Challenge: Check every line of the data below for the string "this", and copy the ones that hold it.

Data supplied:
>> start

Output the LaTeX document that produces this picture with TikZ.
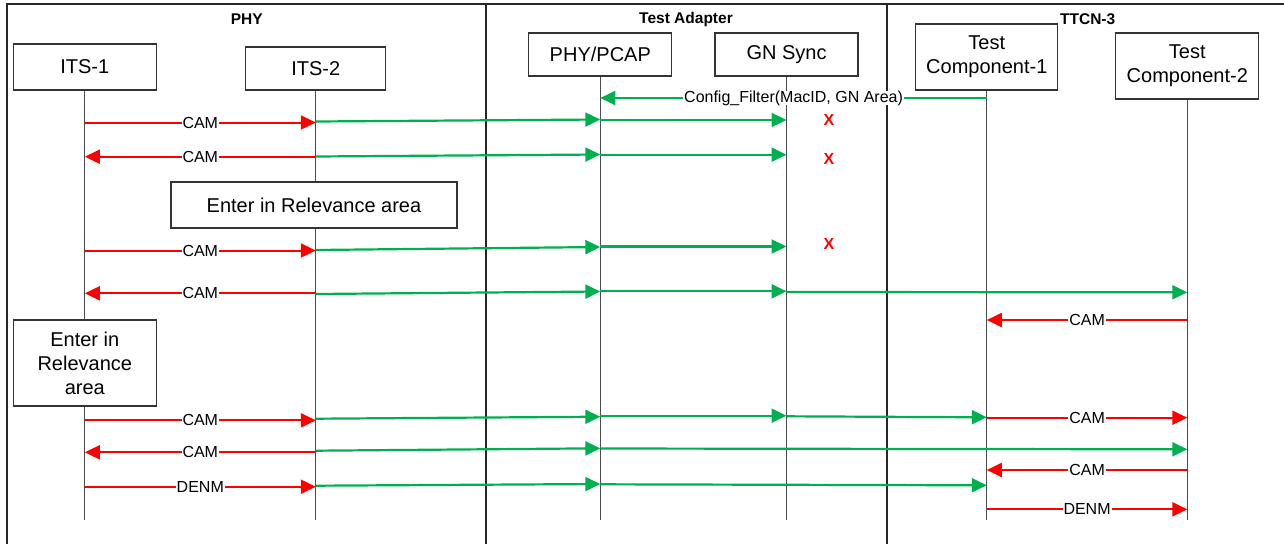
\documentclass[tikz,border=0pt]{standalone}
\usepackage{fontspec}
\setmainfont{Liberation Sans}
\usetikzlibrary{arrows.meta}

\definecolor{msgred}{HTML}{FF0000}
\definecolor{msggreen}{HTML}{00B050}

\tikzset{
  lane/.style={draw=black!85, line width=1.8pt},
  lanetitle/.style={font=\bfseries\fontsize{15.5}{18}\selectfont},
  entity/.style={draw=black!80, line width=1.2pt, fill=white, align=center, inner sep=0pt,
    font=\fontsize{20}{24}\selectfont},
  lifeline/.style={draw=black!70, line width=1.2pt},
  redmsg/.style={draw=msgred, line width=2pt, -{Triangle[length=15pt,width=14pt]}},
  grnmsg/.style={draw=msggreen, line width=2.2pt, -{Triangle[length=15pt,width=14pt]}},
  msglabel/.style={fill=white, inner xsep=1pt, inner ysep=0pt, font=\fontsize{16}{18}\selectfont},
  cross/.style={text=msgred, font=\bfseries\fontsize{16}{18}\selectfont, inner sep=0pt}
}

\begin{document}
\begin{tikzpicture}[x=1pt, y=-1pt]
    \useasboundingbox (0,0) rectangle (1284,544);

    % frame and lanes
    \draw[lane] (6.7,544) -- (6.7,4) -- (1284,4);
    \draw[lane] (485.7,4) -- (485.7,544);
    \draw[lane] (887.3,4) -- (887.3,544);
    \node[lanetitle] (tphy) at (246.7,19) {PHY};
    \node[lanetitle] (tadapt) at (686,19) {Test Adapter};
    \node[lanetitle] (tttcn) at (1087.7,19) {TTCN-3};

    % entities
    \node[entity, minimum width=143pt, minimum height=46pt] (ITS1) at (84.8,67) {ITS-1};
    \node[entity, minimum width=140pt, minimum height=43pt] (ITS2) at (315.8,68.5) {ITS-2};
    \node[entity, minimum width=143pt, minimum height=43pt] (PCAP) at (600.3,54.5) {PHY/PCAP};
    \node[entity, minimum width=143pt, minimum height=43pt] (GN) at (786.5,54.5) {GN Sync};
    \node[entity, minimum width=142pt, minimum height=66pt] (TC1) at (986.8,57) {Test\\Component-1};
    \node[entity, minimum width=143pt, minimum height=66pt] (TC2) at (1187.3,66) {Test\\Component-2};

    % lifelines
    \foreach \n in {ITS1,ITS2,PCAP,GN,TC1,TC2}
        \draw[lifeline] (\n.south) -- (\n.south |- 0,520);

    % relevance area
    \node[entity, minimum width=286pt, minimum height=46pt] (EnterA) at (314,205) {Enter in Relevance area};
    \node[entity, minimum width=143pt, minimum height=86pt] (EnterB) at (84.8,363) {Enter in\\Relevance\\area};

    % filter
    \draw[grnmsg] (TC1.south |- 0,98) -- node[msglabel] {Config\_Filter(MacID, GN Area)} (PCAP.south |- 0,98);

    % CAM before relevance area
    \draw[redmsg] (ITS1.south |- 0,122.5) -- node[msglabel] {CAM} (ITS2.south |- 0,122.5);
    \draw[grnmsg] (ITS2.south |- 0,121.5) -- (PCAP.south |- 0,119.5);
    \draw[grnmsg] (PCAP.south |- 0,120) -- (GN.south |- 0,120);
    \node[cross] (x1) at (829,120) {X};

    \draw[redmsg] (ITS2.south |- 0,156.7) -- node[msglabel] {CAM} (ITS1.south |- 0,156.7);
    \draw[grnmsg] (ITS2.south |- 0,156.5) -- (PCAP.south |- 0,154.5);
    \draw[grnmsg] (PCAP.south |- 0,154.7) -- (GN.south |- 0,154.7);
    \node[cross] (x2) at (829,159) {X};

    % ITS-2 in relevance area
    \draw[redmsg] (ITS1.south |- 0,250.5) -- node[msglabel] {CAM} (ITS2.south |- 0,250.5);
    \draw[grnmsg] (ITS2.south |- 0,250) -- (PCAP.south |- 0,247);
    \draw[grnmsg] (PCAP.south |- 0,246.5) -- (GN.south |- 0,246.5);
    \node[cross] (x3) at (829,244) {X};

    \draw[redmsg] (ITS2.south |- 0,293.3) -- node[msglabel] {CAM} (ITS1.south |- 0,293.3);
    \draw[grnmsg] (ITS2.south |- 0,294) -- (PCAP.south |- 0,291.5);
    \draw[grnmsg] (PCAP.south |- 0,291.3) -- (GN.south |- 0,291.3);
    \draw[grnmsg] (GN.south |- 0,292) -- (TC2.south |- 0,292.3);
    \draw[redmsg] (TC2.south |- 0,320) -- node[msglabel] {CAM} (TC1.south |- 0,320);

    % both in relevance area
    \draw[redmsg] (ITS1.south |- 0,420.3) -- node[msglabel] {CAM} (ITS2.south |- 0,420.3);
    \draw[grnmsg] (ITS2.south |- 0,418.7) -- (PCAP.south |- 0,416.7);
    \draw[grnmsg] (PCAP.south |- 0,415.7) -- (GN.south |- 0,415.7);
    \draw[grnmsg] (GN.south |- 0,416.3) -- (TC1.south |- 0,417.3);
    \draw[redmsg] (TC1.south |- 0,417.7) -- node[msglabel] {CAM} (TC2.south |- 0,417.7);

    \draw[redmsg] (ITS2.south |- 0,452.3) -- node[msglabel] {CAM} (ITS1.south |- 0,452.3);
    \draw[grnmsg] (ITS2.south |- 0,450.7) -- (PCAP.south |- 0,448.3);
    \draw[grnmsg] (PCAP.south |- 0,448.5) -- (TC2.south |- 0,449.3);
    \draw[redmsg] (TC2.south |- 0,470) -- node[msglabel] {CAM} (TC1.south |- 0,470);

    \draw[redmsg] (ITS1.south |- 0,486.7) -- node[msglabel] {DENM} (ITS2.south |- 0,486.7);
    \draw[grnmsg] (ITS2.south |- 0,485.7) -- (PCAP.south |- 0,484);
    \draw[grnmsg] (PCAP.south |- 0,484.3) -- (TC1.south |- 0,485.3);
    \draw[redmsg] (TC1.south |- 0,509.3) -- node[msglabel] {DENM} (TC2.south |- 0,509.3);
\end{tikzpicture}
\end{document}
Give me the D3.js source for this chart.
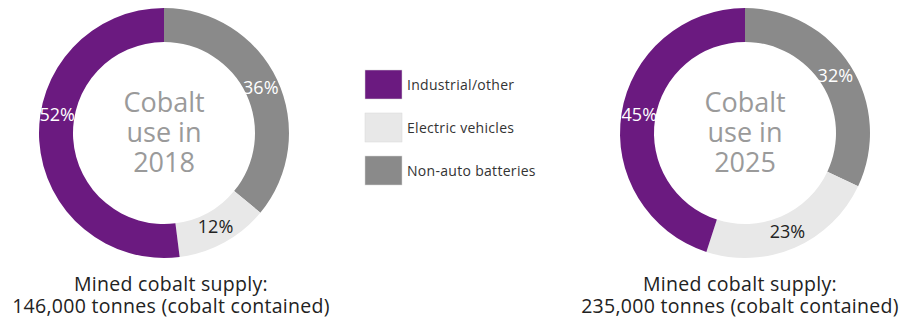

>> end

Result:
Output the LaTeX document that produces this picture with TikZ.
Give me the D3.js source for this chart.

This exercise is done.